_DATA PROVIDED_
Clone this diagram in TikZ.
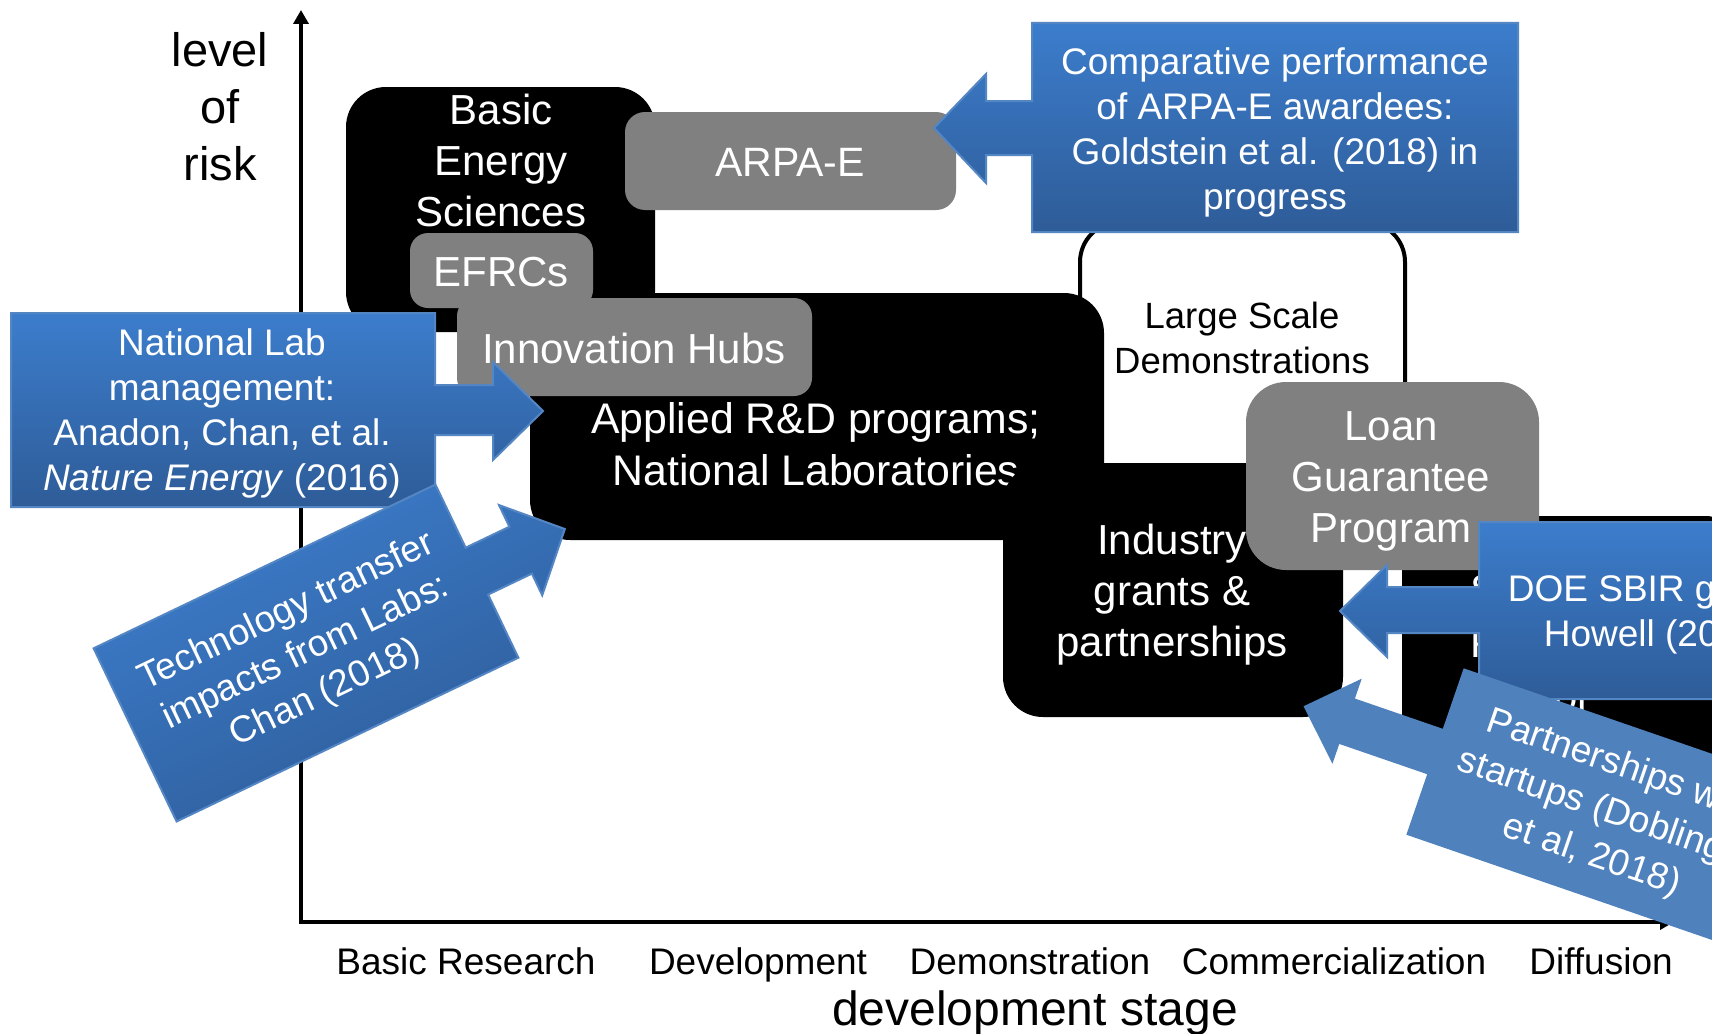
\documentclass[tikz,border=0pt]{standalone}
\usepackage{fontspec}
\setmainfont{Liberation Sans}
\usetikzlibrary{arrows.meta}
\definecolor{bluetop}{RGB}{60,125,204}
\definecolor{bluebot}{RGB}{46,92,152}
\definecolor{blueline}{RGB}{84,134,196}
\definecolor{blueflat}{RGB}{79,129,189}
\definecolor{boxgrey}{RGB}{128,128,128}
\newcommand\fsz[2]{\fontsize{#1}{#2}\selectfont}
\begin{document}
\begin{tikzpicture}[x=1pt,y=-1pt,
  blackbox/.style={fill=black, rounded corners=40pt},
  greybox/.style={fill=boxgrey, rounded corners=18pt},
  wtxt/.style={text=white, align=center, inner sep=0pt},
  btxt/.style={text=black, align=center, inner sep=0pt},
  callout/.style={top color=bluetop, bottom color=bluebot, draw=blueline, line width=2pt},
  axisline/.style={line width=3.5pt, {Triangle[length=14pt,width=15pt]}-{Triangle[length=14pt,width=15pt]}},
]
\useasboundingbox (0,0) rectangle (1712,1033);
\clip (0,0) rectangle (1712,1033);
\fill[white] (0,0) rectangle (1712,1033);

% axes
\coordinate (Ytop) at (301,10);
\coordinate (O) at (301,922);
\coordinate (Xend) at (1674,922);
\draw[axisline] (Ytop) -- (O) -- (Xend);
\node[btxt, font=\fsz{47}{57}] (risk) at (220,107) {level\\of\\risk};
\node[btxt, font=\fsz{37}{44}, anchor=base] (lbr) at (466,974) {Basic Research};
\node[btxt, font=\fsz{37}{44}, anchor=base] (ldev) at (758,974) {Development};
\node[btxt, font=\fsz{37}{44}, anchor=base] (ldem) at (1030,974) {Demonstration};
\node[btxt, font=\fsz{37}{44}, anchor=base] (lcom) at (1334,974) {Commercialization};
\node[btxt, font=\fsz{37}{44}, anchor=base] (ldif) at (1601,974) {Diffusion};
\node[btxt, font=\fsz{48}{56}, anchor=base] (xlab) at (1035,1025) {development stage};

% large scale demonstrations
\draw[line width=4pt, fill=white, rounded corners=40pt] (1080,222) rectangle (1405,480);
\node[btxt, font=\fsz{36.5}{45}] (lsd) at (1242,338) {Large Scale\\Demonstrations};

% black boxes
\fill[blackbox] (346,87) rectangle (655,332);
\node[wtxt, font=\fsz{42}{51}] (bes) at (501,160) {Basic\\Energy\\Sciences};
\fill[blackbox] (530,293) rectangle (1104,540);
\node[wtxt, font=\fsz{42.8}{52}] (applied) at (816,444) {Applied R\&D programs;\\National Laboratories};
\fill[blackbox] (1003,463) rectangle (1343,717);
\node[wtxt, font=\fsz{42}{51}] (industry) at (1172,595) {Industry\\grants \&\\partnerships};
\fill[blackbox] (1402,516) rectangle (1745,760);
\node[wtxt, font=\fsz{42}{53}, align=left, anchor=west] (sbiz) at (1470,643) {Startups \&\\Private\\Sector};

% grey boxes
\fill[greybox, rounded corners=20pt] (625,112) rectangle (956,210);
\node[wtxt, font=\fsz{41}{50}] (arpa) at (790,162) {ARPA-E};
\fill[greybox] (410,233) rectangle (593,308);
\node[wtxt, font=\fsz{42}{50}] (efrc) at (501,272) {EFRCs};
\fill[greybox] (457,298) rectangle (812,396);
\node[wtxt, font=\fsz{42}{50}] (hubs) at (634,348) {Innovation Hubs};
\fill[greybox, rounded corners=40pt] (1246,382) rectangle (1539,570);
\node[wtxt, font=\fsz{42}{51}] (loan) at (1391,481) {Loan\\Guarantee\\Program};

% callouts
\path[callout] (1518,23) -- (1032,23) -- (1032,101) -- (986,101) -- (986,74) -- (934,128) -- (986,183) -- (986,155) -- (1032,155) -- (1032,232) -- (1518,232) -- cycle;
\node[wtxt, font=\fsz{37}{45}] (comp) at (1275,132) {Comparative performance\\of ARPA-E awardees:\\Goldstein et al. (2018) in\\progress};

\path[callout] (11,313) -- (435,313) -- (435,385) -- (493,385) -- (493,362) -- (543,411) -- (493,460) -- (493,435) -- (435,435) -- (435,507) -- (11,507) -- cycle;
\node[wtxt, font=\fsz{37}{45}] (natlab) at (222,413) {National Lab\\management:\\Anadon, Chan, et al.\\\textit{Nature Energy} (2016)};

\begin{scope}[shift={(306,653)}, rotate=25.6]
\path[callout, shading angle=25.6] (-189.5,-96) -- (189.5,-96) -- (189.5,-26) -- (238,-26) -- (238,-50) -- (287,0) -- (238,50) -- (238,26) -- (189.5,26) -- (189.5,96) -- (-189.5,96) -- cycle;
\node[wtxt, transform shape, font=\fsz{37}{45}] (tech) at (0,0) {Technology transfer\\impacts from Labs:\\Chan (2018)};
\end{scope}

\path[callout] (1840,522) -- (1479,522) -- (1479,587) -- (1387,587) -- (1387,565) -- (1340,611) -- (1387,657) -- (1387,633) -- (1479,633) -- (1479,699) -- (1840,699) -- cycle;
\node[wtxt, font=\fsz{37}{45}] (doe) at (1658,615) {DOE SBIR grants:\\Howell (2017)};

\begin{scope}[shift={(1435,751.5)}, rotate=-19]
\fill[blueflat] (0,-88) -- (420,-88) -- (420,88) -- (0,88) -- (0,24) -- (-93,24) -- (-93,45) -- (-139,0) -- (-93,-45) -- (-93,-24) -- (0,-24) -- cycle;
\node[wtxt, transform shape, font=\fsz{37}{47}] (partner) at (182,1) {Partnerships with\\startups (Doblinger\\et al, 2018)};
\end{scope}
\end{tikzpicture}
\end{document}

_WRITTEN INSTRUCTION_
Give back every line exactly as it stands, pictures excluded.

_OUTPUT FOR THIS TASK_
Clone this diagram in TikZ.
\documentclass[tikz,border=0pt]{standalone}
\usepackage{fontspec}
\setmainfont{Liberation Sans}
\usetikzlibrary{arrows.meta}
\definecolor{bluetop}{RGB}{60,125,204}
\definecolor{bluebot}{RGB}{46,92,152}
\definecolor{blueline}{RGB}{84,134,196}
\definecolor{blueflat}{RGB}{79,129,189}
\definecolor{boxgrey}{RGB}{128,128,128}
\newcommand\fsz[2]{\fontsize{#1}{#2}\selectfont}
\begin{document}
\begin{tikzpicture}[x=1pt,y=-1pt,
  blackbox/.style={fill=black, rounded corners=40pt},
  greybox/.style={fill=boxgrey, rounded corners=18pt},
  wtxt/.style={text=white, align=center, inner sep=0pt},
  btxt/.style={text=black, align=center, inner sep=0pt},
  callout/.style={top color=bluetop, bottom color=bluebot, draw=blueline, line width=2pt},
  axisline/.style={line width=3.5pt, {Triangle[length=14pt,width=15pt]}-{Triangle[length=14pt,width=15pt]}},
]
\useasboundingbox (0,0) rectangle (1712,1033);
\clip (0,0) rectangle (1712,1033);
\fill[white] (0,0) rectangle (1712,1033);

% axes
\coordinate (Ytop) at (301,10);
\coordinate (O) at (301,922);
\coordinate (Xend) at (1674,922);
\draw[axisline] (Ytop) -- (O) -- (Xend);
\node[btxt, font=\fsz{47}{57}] (risk) at (220,107) {level\\of\\risk};
\node[btxt, font=\fsz{37}{44}, anchor=base] (lbr) at (466,974) {Basic Research};
\node[btxt, font=\fsz{37}{44}, anchor=base] (ldev) at (758,974) {Development};
\node[btxt, font=\fsz{37}{44}, anchor=base] (ldem) at (1030,974) {Demonstration};
\node[btxt, font=\fsz{37}{44}, anchor=base] (lcom) at (1334,974) {Commercialization};
\node[btxt, font=\fsz{37}{44}, anchor=base] (ldif) at (1601,974) {Diffusion};
\node[btxt, font=\fsz{48}{56}, anchor=base] (xlab) at (1035,1025) {development stage};

% large scale demonstrations
\draw[line width=4pt, fill=white, rounded corners=40pt] (1080,222) rectangle (1405,480);
\node[btxt, font=\fsz{36.5}{45}] (lsd) at (1242,338) {Large Scale\\Demonstrations};

% black boxes
\fill[blackbox] (346,87) rectangle (655,332);
\node[wtxt, font=\fsz{42}{51}] (bes) at (501,160) {Basic\\Energy\\Sciences};
\fill[blackbox] (530,293) rectangle (1104,540);
\node[wtxt, font=\fsz{42.8}{52}] (applied) at (816,444) {Applied R\&D programs;\\National Laboratories};
\fill[blackbox] (1003,463) rectangle (1343,717);
\node[wtxt, font=\fsz{42}{51}] (industry) at (1172,595) {Industry\\grants \&\\partnerships};
\fill[blackbox] (1402,516) rectangle (1745,760);
\node[wtxt, font=\fsz{42}{53}, align=left, anchor=west] (sbiz) at (1470,643) {Startups \&\\Private\\Sector};

% grey boxes
\fill[greybox, rounded corners=20pt] (625,112) rectangle (956,210);
\node[wtxt, font=\fsz{41}{50}] (arpa) at (790,162) {ARPA-E};
\fill[greybox] (410,233) rectangle (593,308);
\node[wtxt, font=\fsz{42}{50}] (efrc) at (501,272) {EFRCs};
\fill[greybox] (457,298) rectangle (812,396);
\node[wtxt, font=\fsz{42}{50}] (hubs) at (634,348) {Innovation Hubs};
\fill[greybox, rounded corners=40pt] (1246,382) rectangle (1539,570);
\node[wtxt, font=\fsz{42}{51}] (loan) at (1391,481) {Loan\\Guarantee\\Program};

% callouts
\path[callout] (1518,23) -- (1032,23) -- (1032,101) -- (986,101) -- (986,74) -- (934,128) -- (986,183) -- (986,155) -- (1032,155) -- (1032,232) -- (1518,232) -- cycle;
\node[wtxt, font=\fsz{37}{45}] (comp) at (1275,132) {Comparative performance\\of ARPA-E awardees:\\Goldstein et al. (2018) in\\progress};

\path[callout] (11,313) -- (435,313) -- (435,385) -- (493,385) -- (493,362) -- (543,411) -- (493,460) -- (493,435) -- (435,435) -- (435,507) -- (11,507) -- cycle;
\node[wtxt, font=\fsz{37}{45}] (natlab) at (222,413) {National Lab\\management:\\Anadon, Chan, et al.\\\textit{Nature Energy} (2016)};

\begin{scope}[shift={(306,653)}, rotate=25.6]
\path[callout, shading angle=25.6] (-189.5,-96) -- (189.5,-96) -- (189.5,-26) -- (238,-26) -- (238,-50) -- (287,0) -- (238,50) -- (238,26) -- (189.5,26) -- (189.5,96) -- (-189.5,96) -- cycle;
\node[wtxt, transform shape, font=\fsz{37}{45}] (tech) at (0,0) {Technology transfer\\impacts from Labs:\\Chan (2018)};
\end{scope}

\path[callout] (1840,522) -- (1479,522) -- (1479,587) -- (1387,587) -- (1387,565) -- (1340,611) -- (1387,657) -- (1387,633) -- (1479,633) -- (1479,699) -- (1840,699) -- cycle;
\node[wtxt, font=\fsz{37}{45}] (doe) at (1658,615) {DOE SBIR grants:\\Howell (2017)};

\begin{scope}[shift={(1435,751.5)}, rotate=-19]
\fill[blueflat] (0,-88) -- (420,-88) -- (420,88) -- (0,88) -- (0,24) -- (-93,24) -- (-93,45) -- (-139,0) -- (-93,-45) -- (-93,-24) -- (0,-24) -- cycle;
\node[wtxt, transform shape, font=\fsz{37}{47}] (partner) at (182,1) {Partnerships with\\startups (Doblinger\\et al, 2018)};
\end{scope}
\end{tikzpicture}
\end{document}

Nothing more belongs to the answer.